╔══

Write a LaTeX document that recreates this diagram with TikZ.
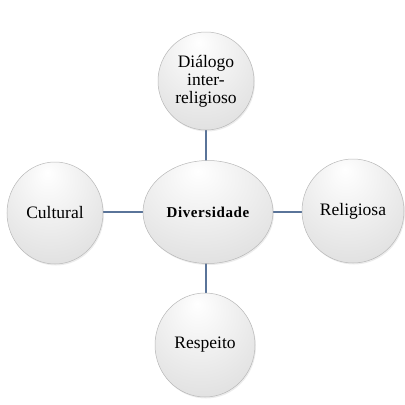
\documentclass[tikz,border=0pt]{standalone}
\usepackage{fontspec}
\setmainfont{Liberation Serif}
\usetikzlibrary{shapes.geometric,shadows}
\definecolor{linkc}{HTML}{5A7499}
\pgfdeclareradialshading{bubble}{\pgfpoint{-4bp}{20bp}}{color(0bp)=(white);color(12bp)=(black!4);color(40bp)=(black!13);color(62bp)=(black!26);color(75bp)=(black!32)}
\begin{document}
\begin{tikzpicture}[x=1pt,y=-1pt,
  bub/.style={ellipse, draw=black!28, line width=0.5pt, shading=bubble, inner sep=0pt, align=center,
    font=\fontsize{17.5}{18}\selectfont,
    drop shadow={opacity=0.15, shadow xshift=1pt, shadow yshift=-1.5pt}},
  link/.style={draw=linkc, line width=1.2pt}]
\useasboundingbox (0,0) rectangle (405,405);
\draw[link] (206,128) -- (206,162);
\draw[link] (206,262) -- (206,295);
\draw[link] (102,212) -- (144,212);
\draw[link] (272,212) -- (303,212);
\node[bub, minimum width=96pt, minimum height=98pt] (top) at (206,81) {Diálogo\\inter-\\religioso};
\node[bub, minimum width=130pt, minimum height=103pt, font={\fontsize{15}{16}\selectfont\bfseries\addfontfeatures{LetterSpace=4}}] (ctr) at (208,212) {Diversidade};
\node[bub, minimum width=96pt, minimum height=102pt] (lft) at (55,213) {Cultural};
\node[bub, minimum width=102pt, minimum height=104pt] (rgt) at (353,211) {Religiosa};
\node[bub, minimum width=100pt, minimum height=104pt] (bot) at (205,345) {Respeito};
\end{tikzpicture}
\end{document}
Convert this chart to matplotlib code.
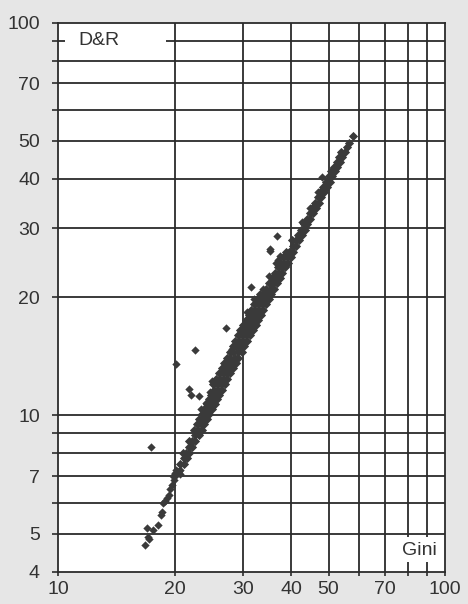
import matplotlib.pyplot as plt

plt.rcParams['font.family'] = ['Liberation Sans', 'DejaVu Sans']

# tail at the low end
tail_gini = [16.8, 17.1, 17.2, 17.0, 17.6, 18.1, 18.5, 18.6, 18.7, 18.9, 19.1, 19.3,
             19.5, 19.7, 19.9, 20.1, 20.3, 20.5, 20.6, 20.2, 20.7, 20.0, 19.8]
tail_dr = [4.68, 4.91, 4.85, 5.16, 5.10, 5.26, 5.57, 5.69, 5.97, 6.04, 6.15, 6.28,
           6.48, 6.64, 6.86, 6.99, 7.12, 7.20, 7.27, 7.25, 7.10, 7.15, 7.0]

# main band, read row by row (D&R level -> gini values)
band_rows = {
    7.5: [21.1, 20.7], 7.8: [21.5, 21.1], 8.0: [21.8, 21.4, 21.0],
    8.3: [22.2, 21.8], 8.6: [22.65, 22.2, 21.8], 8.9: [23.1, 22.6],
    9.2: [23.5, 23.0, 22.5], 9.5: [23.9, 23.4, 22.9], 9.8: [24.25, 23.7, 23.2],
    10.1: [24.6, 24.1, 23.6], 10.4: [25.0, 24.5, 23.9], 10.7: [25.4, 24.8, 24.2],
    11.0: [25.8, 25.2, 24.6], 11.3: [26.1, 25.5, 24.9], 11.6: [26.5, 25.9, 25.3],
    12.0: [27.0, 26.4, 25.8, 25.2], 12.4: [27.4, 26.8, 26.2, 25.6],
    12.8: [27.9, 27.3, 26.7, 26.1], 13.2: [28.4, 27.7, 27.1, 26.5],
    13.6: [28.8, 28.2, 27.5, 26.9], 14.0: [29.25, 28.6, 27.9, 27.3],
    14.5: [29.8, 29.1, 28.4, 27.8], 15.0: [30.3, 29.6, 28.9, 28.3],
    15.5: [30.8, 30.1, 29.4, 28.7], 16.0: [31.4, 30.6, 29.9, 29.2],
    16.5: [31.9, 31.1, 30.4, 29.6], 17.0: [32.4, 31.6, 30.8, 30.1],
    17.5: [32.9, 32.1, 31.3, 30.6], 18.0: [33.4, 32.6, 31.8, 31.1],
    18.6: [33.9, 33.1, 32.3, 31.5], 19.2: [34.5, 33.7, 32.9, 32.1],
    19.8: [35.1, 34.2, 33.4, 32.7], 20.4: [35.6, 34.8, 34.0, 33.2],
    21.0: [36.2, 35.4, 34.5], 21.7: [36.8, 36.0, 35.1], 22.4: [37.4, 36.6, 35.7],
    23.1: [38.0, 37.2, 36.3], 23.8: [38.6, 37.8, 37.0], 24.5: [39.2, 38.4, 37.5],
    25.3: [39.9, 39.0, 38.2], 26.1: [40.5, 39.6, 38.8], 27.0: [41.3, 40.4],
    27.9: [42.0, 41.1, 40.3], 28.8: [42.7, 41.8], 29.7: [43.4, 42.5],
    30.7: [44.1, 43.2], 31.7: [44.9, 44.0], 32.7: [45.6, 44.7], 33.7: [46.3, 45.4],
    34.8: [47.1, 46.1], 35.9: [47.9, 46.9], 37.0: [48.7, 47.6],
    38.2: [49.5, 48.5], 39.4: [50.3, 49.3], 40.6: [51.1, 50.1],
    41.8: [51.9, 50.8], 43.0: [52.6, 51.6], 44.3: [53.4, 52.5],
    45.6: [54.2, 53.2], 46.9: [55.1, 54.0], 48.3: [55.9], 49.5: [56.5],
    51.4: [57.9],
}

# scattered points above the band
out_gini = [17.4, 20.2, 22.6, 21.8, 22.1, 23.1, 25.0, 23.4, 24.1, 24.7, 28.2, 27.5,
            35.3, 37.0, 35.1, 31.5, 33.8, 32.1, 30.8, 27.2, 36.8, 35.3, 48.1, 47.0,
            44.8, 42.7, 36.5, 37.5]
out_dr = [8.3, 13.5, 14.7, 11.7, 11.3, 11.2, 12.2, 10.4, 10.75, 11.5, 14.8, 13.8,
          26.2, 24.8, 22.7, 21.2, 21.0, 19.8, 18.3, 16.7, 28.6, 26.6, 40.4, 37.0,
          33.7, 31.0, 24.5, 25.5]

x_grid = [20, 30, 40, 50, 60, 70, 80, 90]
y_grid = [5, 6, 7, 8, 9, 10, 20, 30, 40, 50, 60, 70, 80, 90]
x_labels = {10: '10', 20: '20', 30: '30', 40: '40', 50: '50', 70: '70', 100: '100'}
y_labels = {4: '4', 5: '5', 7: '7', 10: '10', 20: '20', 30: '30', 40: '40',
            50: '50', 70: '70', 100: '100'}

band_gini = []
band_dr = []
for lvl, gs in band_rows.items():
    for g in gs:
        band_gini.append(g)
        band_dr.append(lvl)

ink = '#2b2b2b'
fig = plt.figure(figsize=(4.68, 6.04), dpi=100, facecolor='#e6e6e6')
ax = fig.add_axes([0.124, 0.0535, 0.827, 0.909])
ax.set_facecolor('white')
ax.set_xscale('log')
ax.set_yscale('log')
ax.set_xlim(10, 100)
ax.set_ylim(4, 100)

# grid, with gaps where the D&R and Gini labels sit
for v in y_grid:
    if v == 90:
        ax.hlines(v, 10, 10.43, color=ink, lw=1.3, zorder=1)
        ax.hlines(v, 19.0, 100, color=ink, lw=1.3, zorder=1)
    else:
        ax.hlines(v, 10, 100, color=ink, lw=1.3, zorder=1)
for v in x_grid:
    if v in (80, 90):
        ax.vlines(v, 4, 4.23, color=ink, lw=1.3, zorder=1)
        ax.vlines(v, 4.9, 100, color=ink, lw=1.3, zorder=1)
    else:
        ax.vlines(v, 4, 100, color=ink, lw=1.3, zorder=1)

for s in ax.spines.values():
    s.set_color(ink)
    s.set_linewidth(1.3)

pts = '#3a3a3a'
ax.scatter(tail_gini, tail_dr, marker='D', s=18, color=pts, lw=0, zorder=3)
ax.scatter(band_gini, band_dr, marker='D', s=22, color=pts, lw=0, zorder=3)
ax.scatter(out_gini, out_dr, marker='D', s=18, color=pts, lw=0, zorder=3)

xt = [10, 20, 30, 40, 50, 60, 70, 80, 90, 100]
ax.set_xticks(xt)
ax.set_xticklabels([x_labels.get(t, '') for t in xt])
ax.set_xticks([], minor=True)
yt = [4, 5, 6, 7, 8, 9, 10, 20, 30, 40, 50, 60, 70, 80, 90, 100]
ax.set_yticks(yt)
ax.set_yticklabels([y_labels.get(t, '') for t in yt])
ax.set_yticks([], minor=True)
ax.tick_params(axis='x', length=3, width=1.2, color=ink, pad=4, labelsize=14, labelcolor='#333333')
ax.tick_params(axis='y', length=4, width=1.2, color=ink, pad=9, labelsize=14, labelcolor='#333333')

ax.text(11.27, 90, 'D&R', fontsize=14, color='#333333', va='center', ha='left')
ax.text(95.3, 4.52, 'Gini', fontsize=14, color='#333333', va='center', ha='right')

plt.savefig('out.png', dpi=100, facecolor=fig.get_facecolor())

╚══

= Direction =
Show every line from the listing above in which the string "with" appears.

= Completed exercise =
Write a LaTeX document that recreates this diagram with TikZ.
# grid, with gaps where the D&R and Gini labels sit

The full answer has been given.